Stanford-Binet Intelligence Scales
The Stanford-Binet intelligence scale is a standardized test that assesses intelligence and cognitive abilities in children, beginning at age two, and in adults.
The Stanford-Binet intelligence scale is used as a tool in school placement, in determining the presence of a learning disability or a developmental delay, and in tracking intellectual development. In addition, it is sometimes included in neuropsychological testing to assess the brain function of individuals with neurological impairments.
The Stanford-Binet intelligence scale is a direct descendent of the Binet-Simon scale, the first intelligence scale created in 1905 by psychologist Alfred Binet (1857–1911) and Theophilus Simon. Lewis Terman (1877–1956) published the Stanford-Binet scale initially in 1916. As of 2004, the scale had been revised five times—in 1937, 1960 (with a scoring change of this version in 1973), 1986, and 2003.
Beginning with the fourth revision (1986), the test underwent design changes to include a larger, more diverse, representative sample in order to minimize the gender and racial inequities that had been criticized in earlier versions of the test. Originally designed for children only, with the fifth edition (2003) the Stanford-Binet can be used on anyone older than two years of age.
The Stanford-Binet scale tests intelligence across six areas: general intelligence, knowledge, fluid reasoning, quantitative reasoning, visual-spatial processing, and working memory. These areas are covered by ten subtests that include activities measuring both verbal and non-verbal intelligence. Activities include verbal absurdities, picture absurdities, verbal analogies, form patterns, procedural knowledge, sentence and word memory, position and direction, early reasoning, and quantitative reasoning.
All test subjects take two initial routing tests: a vocabulary test and a matrices test (which assesses non-verbal reasoning). The results of these tests, along with the subject's age, determines the number and level of subtests to be administered.
Total testing time is around 45 to 60 minutes, depending on the child's age and the number of subtests given. Raw scores are based on the number of items answered and are converted into a standard age score corresponding to age group, similar to an IQ measure.
Intelligence testing requires a clinically trained examiner. The Stanford-Binet intelligence scale should
Children with physical disabilities may require certain accommodations when taking the test, such as extra time for tasks, rest breaks, or instructions received in an alternate format (e.g., signing for a deaf child). The examiner should be made aware of a child's potential limitations before the day of the test so that appropriate accommodations are available.

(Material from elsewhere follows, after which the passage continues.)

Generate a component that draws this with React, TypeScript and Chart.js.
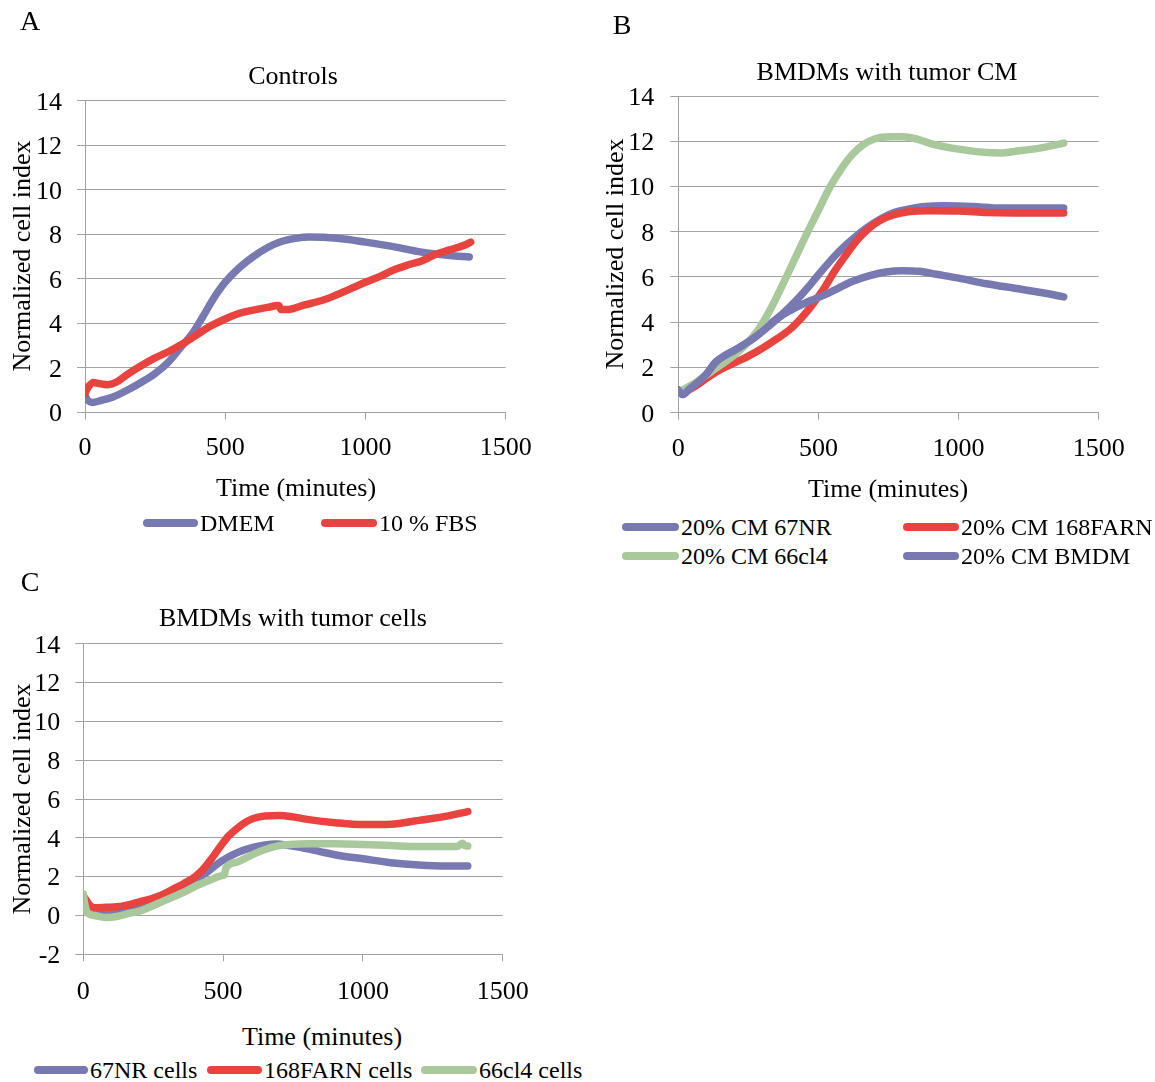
import React, { useEffect, useRef } from "react";
import { Chart, registerables } from "chart.js";

Chart.register(...registerables);

const FONT = "'Liberation Serif', 'Times New Roman', Times, serif";
const BLUE = "#7779B0";
const RED = "#E8433E";
const GREEN = "#A9C89B";
const GRID = "#A3A3A3";

// ---------- Panel A: Controls ----------
const dmemTime = [0, 10, 25, 60, 100, 150, 200, 250, 300, 340, 380, 420, 460, 500, 550, 600, 650, 700, 750, 800, 900, 1000, 1100, 1200, 1300, 1370];
const dmemValue = [0.75, 0.55, 0.45, 0.55, 0.7, 1.0, 1.35, 1.75, 2.3, 2.9, 3.5, 4.3, 5.15, 5.85, 6.5, 7.0, 7.4, 7.68, 7.82, 7.88, 7.82, 7.65, 7.45, 7.2, 7.05, 6.98];
const fbsTime = [0, 5, 15, 30, 50, 80, 110, 150, 200, 250, 300, 350, 400, 450, 500, 550, 600, 650, 690, 700, 720, 780, 850, 900, 1000, 1050, 1100, 1150, 1200, 1250, 1300, 1350, 1375];
const fbsValue = [0.85, 1.0, 1.2, 1.35, 1.3, 1.25, 1.35, 1.7, 2.1, 2.45, 2.75, 3.1, 3.5, 3.9, 4.2, 4.45, 4.6, 4.72, 4.8, 4.62, 4.62, 4.82, 5.05, 5.3, 5.85, 6.1, 6.4, 6.62, 6.8, 7.1, 7.3, 7.5, 7.65];

// ---------- Panel B: BMDMs with tumor CM ----------
const cm67Time = [0, 15, 40, 70, 100, 135, 170, 200, 240, 280, 320, 370, 420, 460, 500, 560, 620, 670, 720, 770, 820, 870, 950, 1050, 1150, 1250, 1375];
const cm67Value = [1.0, 0.8, 1.05, 1.35, 1.7, 2.25, 2.55, 2.75, 3.05, 3.4, 3.85, 4.35, 4.95, 5.5, 6.1, 6.95, 7.65, 8.15, 8.55, 8.85, 9.0, 9.1, 9.15, 9.12, 9.05, 9.05, 9.05];
const cm168Time = [0, 20, 70, 110, 150, 200, 250, 300, 350, 400, 440, 480, 520, 560, 600, 640, 680, 720, 770, 820, 900, 1000, 1100, 1200, 1375];
const cm168Value = [0.95, 0.95, 1.25, 1.6, 1.9, 2.2, 2.5, 2.85, 3.25, 3.7, 4.2, 4.8, 5.5, 6.3, 7.0, 7.65, 8.15, 8.5, 8.75, 8.88, 8.93, 8.92, 8.85, 8.83, 8.83];
const cm66Time = [0, 30, 70, 110, 150, 200, 240, 290, 330, 370, 410, 450, 500, 540, 580, 620, 660, 700, 760, 800, 850, 900, 1000, 1100, 1150, 1200, 1300, 1375];
const cm66Value = [0.9, 1.1, 1.4, 1.75, 2.1, 2.55, 3.0, 3.75, 4.6, 5.6, 6.65, 7.7, 8.95, 9.95, 10.75, 11.4, 11.85, 12.1, 12.2, 12.2, 12.1, 11.9, 11.65, 11.5, 11.48, 11.55, 11.72, 11.92];
const cmBmdmTime = [0, 15, 40, 70, 100, 135, 170, 200, 240, 280, 320, 370, 420, 470, 520, 570, 620, 680, 740, 800, 860, 920, 1000, 1100, 1200, 1300, 1375];
const cmBmdmValue = [1.0, 0.8, 1.05, 1.35, 1.7, 2.25, 2.55, 2.75, 3.05, 3.4, 3.8, 4.3, 4.65, 4.95, 5.2, 5.5, 5.8, 6.05, 6.22, 6.28, 6.25, 6.12, 5.95, 5.7, 5.5, 5.3, 5.12];

// ---------- Panel C: BMDMs with tumor cells ----------
const c67Time = [0, 10, 20, 35, 60, 85, 120, 160, 200, 240, 280, 320, 360, 400, 440, 470, 500, 530, 570, 610, 650, 690, 730, 780, 850, 920, 1000, 1100, 1200, 1300, 1375];
const c67Value = [1.0, 0.7, 0.45, 0.3, 0.22, 0.2, 0.28, 0.4, 0.55, 0.82, 1.05, 1.3, 1.55, 1.85, 2.2, 2.55, 2.85, 3.1, 3.35, 3.52, 3.63, 3.68, 3.62, 3.5, 3.28, 3.08, 2.92, 2.72, 2.6, 2.55, 2.55];
const c168Time = [0, 10, 25, 40, 80, 120, 160, 200, 240, 280, 320, 360, 400, 430, 460, 490, 520, 560, 600, 650, 700, 750, 800, 900, 1000, 1100, 1200, 1300, 1375];
const c168Value = [1.0, 0.8, 0.5, 0.4, 0.42, 0.45, 0.55, 0.7, 0.85, 1.05, 1.35, 1.65, 2.0, 2.4, 2.95, 3.55, 4.1, 4.6, 4.95, 5.12, 5.15, 5.08, 4.95, 4.78, 4.68, 4.7, 4.9, 5.12, 5.35];
const c66Time = [0, 5, 15, 40, 80, 120, 160, 200, 240, 280, 320, 360, 400, 450, 495, 505, 510, 550, 600, 650, 700, 750, 800, 900, 1000, 1100, 1200, 1300, 1340, 1355, 1365, 1375];
const c66Value = [1.1, 0.6, 0.15, 0.0, -0.1, -0.05, 0.1, 0.22, 0.45, 0.7, 0.95, 1.2, 1.5, 1.8, 2.05, 2.1, 2.45, 2.75, 3.1, 3.4, 3.6, 3.67, 3.7, 3.7, 3.66, 3.6, 3.55, 3.55, 3.57, 3.72, 3.6, 3.58];

type Series = { label: string; t: number[]; v: number[]; color: string };

const seriesA: Series[] = [
  { label: "DMEM", t: dmemTime, v: dmemValue, color: BLUE },
  { label: "10 % FBS", t: fbsTime, v: fbsValue, color: RED },
];
const seriesB: Series[] = [
  { label: "20% CM 67NR", t: cm67Time, v: cm67Value, color: BLUE },
  { label: "20% CM 168FARN", t: cm168Time, v: cm168Value, color: RED },
  { label: "20% CM 66cl4", t: cm66Time, v: cm66Value, color: GREEN },
  { label: "20% CM BMDM", t: cmBmdmTime, v: cmBmdmValue, color: BLUE },
];
const seriesC: Series[] = [
  { label: "67NR cells", t: c67Time, v: c67Value, color: BLUE },
  { label: "168FARN cells", t: c168Time, v: c168Value, color: RED },
  { label: "66cl4 cells", t: c66Time, v: c66Value, color: GREEN },
];

type Area = { left: number; top: number; right: number; bottom: number };

function PlotPanel(props: {
  left: number; top: number; width: number; height: number; area: Area;
  yMin: number; series: Series[]; xPad: number; yPad: number;
}) {
  const ref = useRef<HTMLCanvasElement | null>(null);
  useEffect(() => {
    const canvas = ref.current;
    if (!canvas) return;
    const { width, height, area, yMin, series, xPad, yPad } = props;
    const n = series.length;
    const chart = new Chart(canvas, {
      type: "line",
      data: {
        datasets: series.map((s, i) => ({
          label: s.label,
          data: s.t.map((t, j) => ({ x: t, y: s.v[j] })),
          borderColor: s.color,
          backgroundColor: s.color,
          borderWidth: 7.5,
          pointRadius: 0,
          pointHoverRadius: 0,
          tension: 0.4,
          cubicInterpolationMode: "monotone",
          borderCapStyle: "round",
          borderJoinStyle: "round",
          fill: false,
          order: n - i,
        })),
      },
      options: {
        animation: false,
        responsive: false,
        maintainAspectRatio: false,
        events: [],
        layout: { padding: { left: 0, top: area.top, right: width - area.right, bottom: 0 } },
        plugins: { legend: { display: false }, title: { display: false }, tooltip: { enabled: false } },
        scales: {
          x: {
            type: "linear",
            min: 0,
            max: 1500,
            ticks: {
              stepSize: 500, color: "#000", font: { family: FONT, size: 26 }, padding: xPad, maxRotation: 0,
              callback: (v: any) => String(v),
            },
            grid: { drawOnChartArea: false, drawTicks: true, tickLength: 7, color: GRID, lineWidth: 1 },
            border: { display: true, color: GRID, width: 1 },
            afterFit: (s: any) => { s.height = height - area.bottom; },
          },
          y: {
            type: "linear",
            min: yMin,
            max: 14,
            ticks: {
              stepSize: 2, color: "#000", font: { family: FONT, size: 26 }, padding: yPad, labelOffset: 2,
              callback: (v: any) => String(v),
            },
            grid: { drawOnChartArea: true, drawTicks: true, tickLength: 8, color: GRID, lineWidth: 1 },
            border: { display: true, color: GRID, width: 1 },
            afterFit: (s: any) => { s.width = area.left; },
          },
        },
      },
    } as any);
    return () => chart.destroy();
  }, []);
  return (
    <canvas
      ref={ref}
      width={props.width}
      height={props.height}
      style={{ position: "absolute", left: props.left, top: props.top, width: props.width, height: props.height }}
    />
  );
}

function Txt(props: { x: number; y: number; size: number; text: string; rotate?: boolean }) {
  return (
    <div
      style={{
        position: "absolute",
        left: props.x,
        top: props.y,
        transform: `translate(-50%, -50%)${props.rotate ? " rotate(-90deg)" : ""}`,
        fontFamily: FONT,
        fontSize: props.size,
        lineHeight: 1,
        whiteSpace: "nowrap",
        color: "#000",
      }}
    >
      {props.text}
    </div>
  );
}

function LegendItem(props: { x1: number; x2: number; y: number; s: Series }) {
  return (
    <>
      <div
        style={{
          position: "absolute",
          left: props.x1,
          top: props.y - 4,
          width: props.x2 - props.x1,
          height: 8,
          borderRadius: 4,
          background: props.s.color,
        }}
      />
      <div
        style={{
          position: "absolute",
          left: props.x2 + 2,
          top: props.y,
          transform: "translateY(-50%)",
          fontFamily: FONT,
          fontSize: 24,
          lineHeight: 1,
          whiteSpace: "nowrap",
          color: "#000",
        }}
      >
        {props.s.label}
      </div>
    </>
  );
}

export default function App() {
  return (
    <div style={{ position: "absolute", left: 0, top: 0, width: 1155, height: 1082, background: "#fff", overflow: "hidden" }}>
      <PlotPanel left={0} top={0} width={560} height={480} area={{ left: 85, top: 100.7, right: 505.7, bottom: 412.5 }} yMin={0} series={seriesA} xPad={13} yPad={15} />
      <PlotPanel left={590} top={0} width={565} height={480} area={{ left: 88.3, top: 96, right: 508.7, bottom: 412.7 }} yMin={0} series={seriesB} xPad={14} yPad={16} />
      <PlotPanel left={0} top={540} width={560} height={480} area={{ left: 83.3, top: 103.7, right: 502.7, bottom: 414.3 }} yMin={-2} series={seriesC} xPad={15} yPad={15} />

      <Txt x={30} y={21} size={28} text="A" />
      <Txt x={622} y={25} size={28} text="B" />
      <Txt x={30} y={582} size={28} text="C" />

      <Txt x={293} y={76} size={26} text="Controls" />
      <Txt x={887} y={72} size={26} text="BMDMs with tumor CM" />
      <Txt x={293} y={618} size={26} text="BMDMs with tumor cells" />

      <Txt x={296} y={488} size={26} text="Time (minutes)" />
      <Txt x={888} y={489} size={26} text="Time (minutes)" />
      <Txt x={322} y={1037} size={26} text="Time (minutes)" />

      <Txt x={22} y={256} size={26} text="Normalized cell index" rotate />
      <Txt x={615} y={254} size={26} text="Normalized cell index" rotate />
      <Txt x={22} y={799} size={26} text="Normalized cell index" rotate />

      <LegendItem x1={143} x2={198} y={523} s={seriesA[0]} />
      <LegendItem x1={321} x2={377} y={523} s={seriesA[1]} />

      <LegendItem x1={622} x2={679} y={527} s={seriesB[0]} />
      <LegendItem x1={903} x2={959} y={527} s={seriesB[1]} />
      <LegendItem x1={622} x2={679} y={556} s={seriesB[2]} />
      <LegendItem x1={903} x2={959} y={556} s={seriesB[3]} />

      <LegendItem x1={34} x2={88} y={1070} s={seriesC[0]} />
      <LegendItem x1={207} x2={262} y={1070} s={seriesC[1]} />
      <LegendItem x1={421} x2={477} y={1070} s={seriesC[2]} />
    </div>
  );
}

Scoring for the Stanford-Binet generates a verbal IQ score (VIQ), a non-verbal IQ score (NIQ), and a full-scale IQ (FSIQ). It is a standardized test, meaning that norms are established during the design phase of the test by administering the test to a large, representative sample of the test population (in the case of the fifth edition, data from the 2000 U.S. census were used). The test has a mean, or average, standard score of 100 and a standard deviation of 15 for composite scores (subtests have a mean of 10 and a standard deviation of 3). The standard deviation indicates how far above or below the norm the subject's score is. For example, an eight-year-old is assessed with the Stanford-Binet scale and achieves a standard age score of 115. The mean score of 100 is the average level at which all eight-year-olds in the representative sample performed. This child's score would be one standard deviation above that norm.
While standard age scores provide a reference point for evaluation, they represent an average of a variety of skill areas. A trained psychologist evaluates and interprets an individual's performance on the scale's subtests to discover strengths and weaknesses and offer recommendations based upon these findings.
Test anxiety can have a negative impact on a child's performance, so parents should attempt to take the stress off their child by making sure they understand that it is the effort and attention they give the test, not the final score, that matters. Parents can also ensure that their children are well-rested on the testing day and have a nutritious meal beforehand.
Norms—A fixed or ideal standard; a normative or mean score for a particular age group.
Representative sample—A random sample of people that adequately represents the test-taking population in age, gender, race, and socioeconomic standing.
Standard deviation—A measure of the distribution of scores around the average (mean). In a normal distribution, two standard deviations above and below the mean includes about 95% of all samples.
Standardization—The process of determining established norms and procedures for a test to act as a standard reference point for future test results.